Disabili - «Libertà di scelta» Ma assomiglia a un abbandono, di Laura Badaracchi, Avvenire, 3 febbraio 2011
In attesa che cominci la discussione alla Camera sulla legge per il testamento biologico, il tema è stato messo al centro di un dibattito promosso giovedì scorso da Scienza & vita e dalle Acli romane. «La scelta della fine, la fine della scelta» l’argomento scelto per la serata nella parrocchia di Santa Francesca Romana all’Ardeatino, alla quale sono intervenuti Lucio Romano, dell’Università degli Studi di Napoli Federico II, copresidente nazionale dell’associazione Scienza & vita, e Mario Melazzini, direttore scientifico del centro clinico Nemo e presidente dell’Associazione italiana sclerosi laterale amiotrofica. Entrambi si sono confrontati sul nodo della presunta «libertà di scelta»: è lecito per la legge in vigore disporre della propria esistenza fino al punto di lasciar scritto di staccare ogni macchina? «Il principio di indisponibilità della vita umana e del proprio corpo è già codificato nel diritto dello Stato – spiega Romano –. Un principio e un valore laico ampiamente richiamato in diverse altre norme, che riconoscono la tutela della vita umana». E ha aggiunto: «Ritengo estremamente pericoloso identificare la vita percepita di 'scarsa qualità' come 'non degna'. Sia per quanto attiene gli aspetti giuridici che etici e assistenziali, la questione è antropologica».

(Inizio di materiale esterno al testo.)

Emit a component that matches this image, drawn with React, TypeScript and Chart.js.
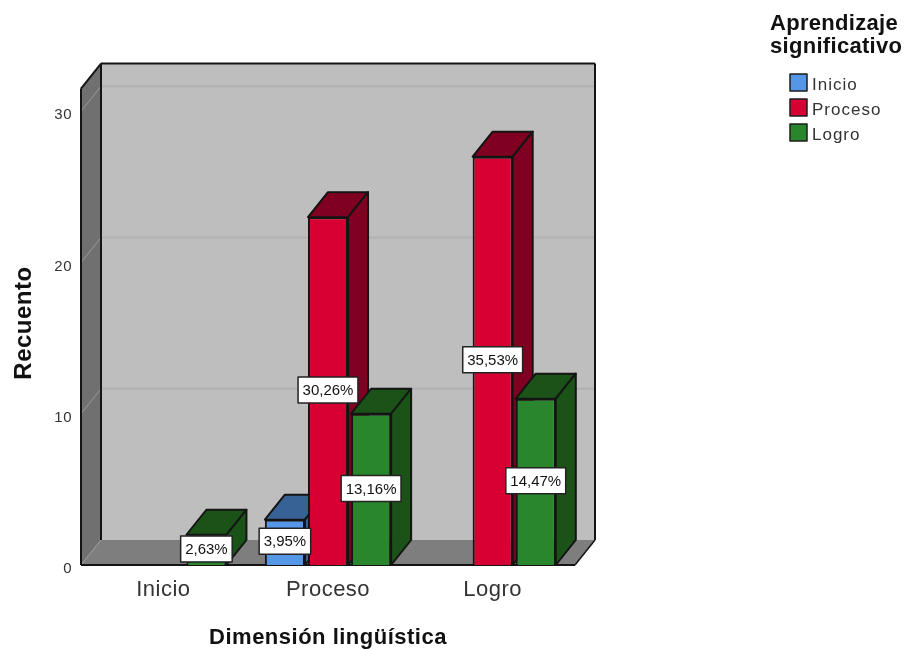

«Il medico prende in considerazione le volontà del paziente – prosegue Romano –, ma deve decidere nell’interesse del malato, prendendosi cura di lui e non solo somministrando terapie; evidentemente non può effettuare o favorire trattamenti che provochino la morte, evitando allo stesso tempo l’accanimento terapeutico e favorendo le cure palliative». «Oggi viviamo in una realtà e in una società che mandano un messaggio culturale molto chiaro: vivere in alcune condizioni, legate a una malattia o a una fragilità, non è conciliabile con un’esistenza degna di essere vissuta», ha osservato Melazzini, rilevando: «Sono le persone malate o fragili a essere costrette a chiedere, quasi debbano essere autorizzate, di poter essere libere di vivere. Ed è il loro diritto alla vita a diventare un percorso quotidiano di battaglia, un bisogno che va richiesto e non è affatto detto che venga soddisfatto». Occorre quindi investire «sul piano economico e culturale » per riaffermare «il valore unico e irripetibile di ogni essere umano, anche di chi è considerato 'inutile' ». Per il presidente dell’Aisla «il principio della libertà personale e dell’autodeterminazione viene molto spesso invocato per giustificare un atto di abbandono».